**Task directions**
Nothing beyond the line containing "(sdaL) -- (sdaR);" is to be printed; print exactly each line from the start of the records below through that line, leaving out pictures.

>>

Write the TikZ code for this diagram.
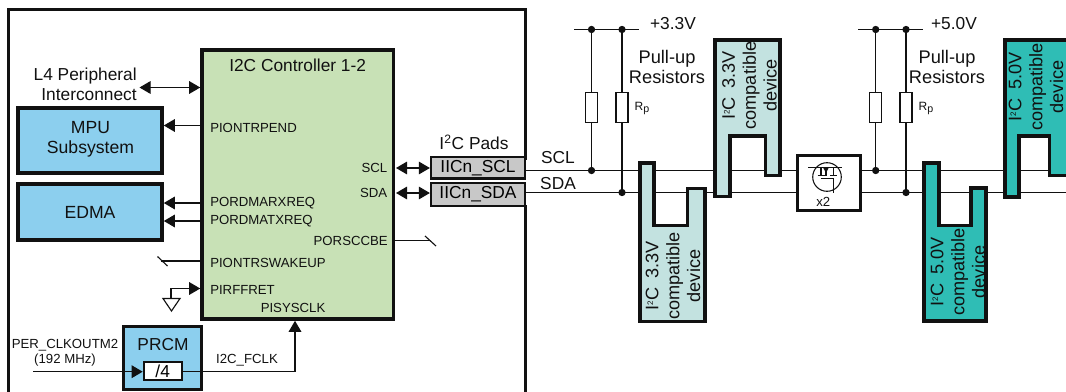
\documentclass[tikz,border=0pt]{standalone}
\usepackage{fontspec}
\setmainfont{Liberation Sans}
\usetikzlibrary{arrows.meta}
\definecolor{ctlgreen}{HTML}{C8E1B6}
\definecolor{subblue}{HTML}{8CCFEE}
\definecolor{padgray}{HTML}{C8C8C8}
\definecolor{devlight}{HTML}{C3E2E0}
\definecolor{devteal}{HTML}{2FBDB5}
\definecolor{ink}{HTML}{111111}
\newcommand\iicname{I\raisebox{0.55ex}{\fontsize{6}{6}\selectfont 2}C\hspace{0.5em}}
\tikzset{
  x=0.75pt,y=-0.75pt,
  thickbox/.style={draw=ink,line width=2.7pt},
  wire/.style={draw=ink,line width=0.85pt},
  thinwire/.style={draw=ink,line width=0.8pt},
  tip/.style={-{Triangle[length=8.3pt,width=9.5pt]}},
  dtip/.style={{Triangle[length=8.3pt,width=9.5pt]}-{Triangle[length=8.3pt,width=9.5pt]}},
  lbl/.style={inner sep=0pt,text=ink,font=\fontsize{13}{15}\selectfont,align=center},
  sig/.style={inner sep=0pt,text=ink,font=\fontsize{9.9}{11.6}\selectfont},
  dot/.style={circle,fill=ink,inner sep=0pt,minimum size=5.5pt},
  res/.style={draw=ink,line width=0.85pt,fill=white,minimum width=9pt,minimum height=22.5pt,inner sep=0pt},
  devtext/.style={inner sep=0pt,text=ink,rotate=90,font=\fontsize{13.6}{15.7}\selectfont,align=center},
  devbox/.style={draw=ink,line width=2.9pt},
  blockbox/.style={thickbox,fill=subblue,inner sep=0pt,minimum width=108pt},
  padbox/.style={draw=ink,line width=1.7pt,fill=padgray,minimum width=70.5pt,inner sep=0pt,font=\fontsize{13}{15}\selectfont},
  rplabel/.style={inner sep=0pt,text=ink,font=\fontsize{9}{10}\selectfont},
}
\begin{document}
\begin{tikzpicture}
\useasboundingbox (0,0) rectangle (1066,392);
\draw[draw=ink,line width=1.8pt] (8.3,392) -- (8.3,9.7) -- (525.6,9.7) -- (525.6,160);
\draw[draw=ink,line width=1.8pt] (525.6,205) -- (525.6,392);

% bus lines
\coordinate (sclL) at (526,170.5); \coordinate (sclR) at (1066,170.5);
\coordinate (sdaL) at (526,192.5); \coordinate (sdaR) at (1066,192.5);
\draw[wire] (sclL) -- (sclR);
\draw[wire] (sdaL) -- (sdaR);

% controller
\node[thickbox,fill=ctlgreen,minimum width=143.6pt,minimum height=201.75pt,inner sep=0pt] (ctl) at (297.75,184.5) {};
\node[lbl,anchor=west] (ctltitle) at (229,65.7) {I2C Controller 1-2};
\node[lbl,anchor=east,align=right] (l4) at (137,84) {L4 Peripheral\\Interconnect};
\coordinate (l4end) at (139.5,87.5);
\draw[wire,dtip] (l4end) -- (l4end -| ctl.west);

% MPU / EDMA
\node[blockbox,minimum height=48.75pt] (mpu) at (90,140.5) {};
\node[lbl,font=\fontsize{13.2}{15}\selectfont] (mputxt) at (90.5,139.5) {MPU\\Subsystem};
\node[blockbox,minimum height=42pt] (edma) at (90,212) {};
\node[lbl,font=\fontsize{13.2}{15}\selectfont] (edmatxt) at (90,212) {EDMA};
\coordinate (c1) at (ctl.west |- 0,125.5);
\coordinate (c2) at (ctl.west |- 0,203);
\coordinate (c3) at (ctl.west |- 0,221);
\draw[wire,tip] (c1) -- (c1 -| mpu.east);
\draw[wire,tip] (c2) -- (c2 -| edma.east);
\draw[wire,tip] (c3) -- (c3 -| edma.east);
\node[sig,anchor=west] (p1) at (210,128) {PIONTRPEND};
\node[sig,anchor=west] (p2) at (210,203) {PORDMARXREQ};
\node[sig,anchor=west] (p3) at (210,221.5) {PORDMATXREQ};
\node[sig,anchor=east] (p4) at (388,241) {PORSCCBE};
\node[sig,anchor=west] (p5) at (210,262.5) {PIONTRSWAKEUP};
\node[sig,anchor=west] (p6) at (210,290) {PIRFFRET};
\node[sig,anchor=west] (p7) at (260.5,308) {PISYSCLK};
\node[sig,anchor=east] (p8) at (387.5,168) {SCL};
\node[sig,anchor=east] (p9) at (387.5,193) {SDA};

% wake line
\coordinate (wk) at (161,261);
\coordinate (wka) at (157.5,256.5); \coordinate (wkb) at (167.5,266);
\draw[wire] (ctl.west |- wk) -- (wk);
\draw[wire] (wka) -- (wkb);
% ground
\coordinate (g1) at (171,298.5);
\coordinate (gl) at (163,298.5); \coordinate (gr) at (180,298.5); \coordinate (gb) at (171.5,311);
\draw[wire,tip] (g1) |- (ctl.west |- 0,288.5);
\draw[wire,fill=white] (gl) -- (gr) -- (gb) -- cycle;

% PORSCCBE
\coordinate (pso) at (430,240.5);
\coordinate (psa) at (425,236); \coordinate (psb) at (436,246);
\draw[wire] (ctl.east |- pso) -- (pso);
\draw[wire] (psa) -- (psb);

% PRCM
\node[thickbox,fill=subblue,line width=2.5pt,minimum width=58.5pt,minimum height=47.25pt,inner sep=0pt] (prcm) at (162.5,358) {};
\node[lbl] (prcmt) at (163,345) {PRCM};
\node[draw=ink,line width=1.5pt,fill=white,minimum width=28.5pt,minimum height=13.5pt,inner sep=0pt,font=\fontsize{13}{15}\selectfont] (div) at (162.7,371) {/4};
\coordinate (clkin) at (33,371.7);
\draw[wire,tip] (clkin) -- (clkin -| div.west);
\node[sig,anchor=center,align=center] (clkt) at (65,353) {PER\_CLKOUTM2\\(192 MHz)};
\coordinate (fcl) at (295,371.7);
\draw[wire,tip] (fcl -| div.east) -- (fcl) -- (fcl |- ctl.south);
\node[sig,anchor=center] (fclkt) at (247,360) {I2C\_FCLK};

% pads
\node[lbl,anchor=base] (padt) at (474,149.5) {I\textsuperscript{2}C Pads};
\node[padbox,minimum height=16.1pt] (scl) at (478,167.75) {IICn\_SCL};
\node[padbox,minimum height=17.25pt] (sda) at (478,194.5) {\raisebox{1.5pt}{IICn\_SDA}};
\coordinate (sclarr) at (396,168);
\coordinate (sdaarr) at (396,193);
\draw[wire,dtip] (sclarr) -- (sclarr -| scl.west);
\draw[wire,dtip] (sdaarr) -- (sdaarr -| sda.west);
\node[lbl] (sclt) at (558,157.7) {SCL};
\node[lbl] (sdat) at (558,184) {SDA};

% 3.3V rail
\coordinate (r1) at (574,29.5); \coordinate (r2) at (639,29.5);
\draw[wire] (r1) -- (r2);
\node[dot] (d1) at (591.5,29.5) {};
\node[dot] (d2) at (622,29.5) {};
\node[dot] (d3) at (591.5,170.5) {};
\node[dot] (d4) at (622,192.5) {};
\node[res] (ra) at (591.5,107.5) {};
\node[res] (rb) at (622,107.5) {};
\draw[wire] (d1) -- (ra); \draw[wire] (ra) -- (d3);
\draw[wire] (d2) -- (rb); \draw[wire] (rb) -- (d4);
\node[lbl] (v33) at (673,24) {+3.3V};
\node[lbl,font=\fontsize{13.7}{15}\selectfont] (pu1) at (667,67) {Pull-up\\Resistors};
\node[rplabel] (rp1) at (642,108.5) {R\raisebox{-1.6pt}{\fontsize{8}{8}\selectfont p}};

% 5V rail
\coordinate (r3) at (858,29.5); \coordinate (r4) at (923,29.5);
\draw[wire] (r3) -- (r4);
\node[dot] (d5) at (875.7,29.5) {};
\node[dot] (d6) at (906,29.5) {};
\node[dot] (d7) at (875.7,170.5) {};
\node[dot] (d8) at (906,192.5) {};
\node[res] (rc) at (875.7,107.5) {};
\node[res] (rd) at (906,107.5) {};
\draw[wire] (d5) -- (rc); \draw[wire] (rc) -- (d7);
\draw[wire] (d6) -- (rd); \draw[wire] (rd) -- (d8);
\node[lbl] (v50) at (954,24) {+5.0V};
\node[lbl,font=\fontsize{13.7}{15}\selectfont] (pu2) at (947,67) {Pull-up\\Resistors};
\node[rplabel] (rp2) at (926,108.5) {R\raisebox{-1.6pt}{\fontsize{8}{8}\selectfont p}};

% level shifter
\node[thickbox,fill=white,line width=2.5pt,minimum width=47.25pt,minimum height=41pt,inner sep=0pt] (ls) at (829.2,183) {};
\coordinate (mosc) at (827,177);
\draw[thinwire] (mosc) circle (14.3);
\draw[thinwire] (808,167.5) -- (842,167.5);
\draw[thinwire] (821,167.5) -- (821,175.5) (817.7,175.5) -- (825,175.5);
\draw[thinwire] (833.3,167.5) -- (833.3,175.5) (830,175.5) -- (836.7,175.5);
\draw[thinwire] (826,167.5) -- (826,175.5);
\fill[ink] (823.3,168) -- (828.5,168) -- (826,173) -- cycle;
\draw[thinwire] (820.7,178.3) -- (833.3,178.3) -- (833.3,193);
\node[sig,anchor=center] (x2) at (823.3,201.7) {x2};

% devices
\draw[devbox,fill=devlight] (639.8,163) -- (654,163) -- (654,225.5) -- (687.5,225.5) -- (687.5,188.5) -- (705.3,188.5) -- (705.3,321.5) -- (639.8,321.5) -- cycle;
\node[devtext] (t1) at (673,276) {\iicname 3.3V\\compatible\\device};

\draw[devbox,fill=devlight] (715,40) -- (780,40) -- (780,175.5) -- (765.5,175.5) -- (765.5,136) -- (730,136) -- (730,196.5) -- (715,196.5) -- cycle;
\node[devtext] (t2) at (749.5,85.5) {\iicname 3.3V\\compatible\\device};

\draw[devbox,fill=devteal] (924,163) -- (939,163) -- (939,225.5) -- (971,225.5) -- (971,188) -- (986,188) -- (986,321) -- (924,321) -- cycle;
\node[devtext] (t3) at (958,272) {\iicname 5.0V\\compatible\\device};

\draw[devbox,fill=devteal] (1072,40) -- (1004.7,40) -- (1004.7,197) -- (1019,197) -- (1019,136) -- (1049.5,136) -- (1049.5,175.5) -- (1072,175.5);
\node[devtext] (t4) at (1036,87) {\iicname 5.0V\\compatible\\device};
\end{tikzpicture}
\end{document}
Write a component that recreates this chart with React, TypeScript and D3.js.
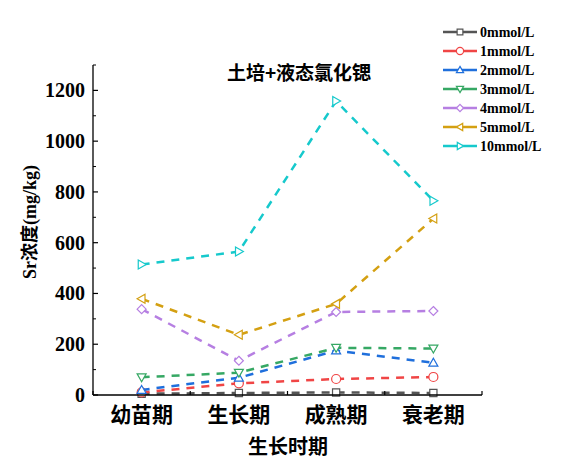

<<

**Task response**
Write the TikZ code for this diagram.
\documentclass[tikz,border=0pt]{standalone}
\usepackage{fontspec}
\setmainfont{Liberation Sans}
\usetikzlibrary{arrows.meta}
\definecolor{ctlgreen}{HTML}{C8E1B6}
\definecolor{subblue}{HTML}{8CCFEE}
\definecolor{padgray}{HTML}{C8C8C8}
\definecolor{devlight}{HTML}{C3E2E0}
\definecolor{devteal}{HTML}{2FBDB5}
\definecolor{ink}{HTML}{111111}
\newcommand\iicname{I\raisebox{0.55ex}{\fontsize{6}{6}\selectfont 2}C\hspace{0.5em}}
\tikzset{
  x=0.75pt,y=-0.75pt,
  thickbox/.style={draw=ink,line width=2.7pt},
  wire/.style={draw=ink,line width=0.85pt},
  thinwire/.style={draw=ink,line width=0.8pt},
  tip/.style={-{Triangle[length=8.3pt,width=9.5pt]}},
  dtip/.style={{Triangle[length=8.3pt,width=9.5pt]}-{Triangle[length=8.3pt,width=9.5pt]}},
  lbl/.style={inner sep=0pt,text=ink,font=\fontsize{13}{15}\selectfont,align=center},
  sig/.style={inner sep=0pt,text=ink,font=\fontsize{9.9}{11.6}\selectfont},
  dot/.style={circle,fill=ink,inner sep=0pt,minimum size=5.5pt},
  res/.style={draw=ink,line width=0.85pt,fill=white,minimum width=9pt,minimum height=22.5pt,inner sep=0pt},
  devtext/.style={inner sep=0pt,text=ink,rotate=90,font=\fontsize{13.6}{15.7}\selectfont,align=center},
  devbox/.style={draw=ink,line width=2.9pt},
  blockbox/.style={thickbox,fill=subblue,inner sep=0pt,minimum width=108pt},
  padbox/.style={draw=ink,line width=1.7pt,fill=padgray,minimum width=70.5pt,inner sep=0pt,font=\fontsize{13}{15}\selectfont},
  rplabel/.style={inner sep=0pt,text=ink,font=\fontsize{9}{10}\selectfont},
}
\begin{document}
\begin{tikzpicture}
\useasboundingbox (0,0) rectangle (1066,392);
\draw[draw=ink,line width=1.8pt] (8.3,392) -- (8.3,9.7) -- (525.6,9.7) -- (525.6,160);
\draw[draw=ink,line width=1.8pt] (525.6,205) -- (525.6,392);

% bus lines
\coordinate (sclL) at (526,170.5); \coordinate (sclR) at (1066,170.5);
\coordinate (sdaL) at (526,192.5); \coordinate (sdaR) at (1066,192.5);
\draw[wire] (sclL) -- (sclR);
\draw[wire] (sdaL) -- (sdaR);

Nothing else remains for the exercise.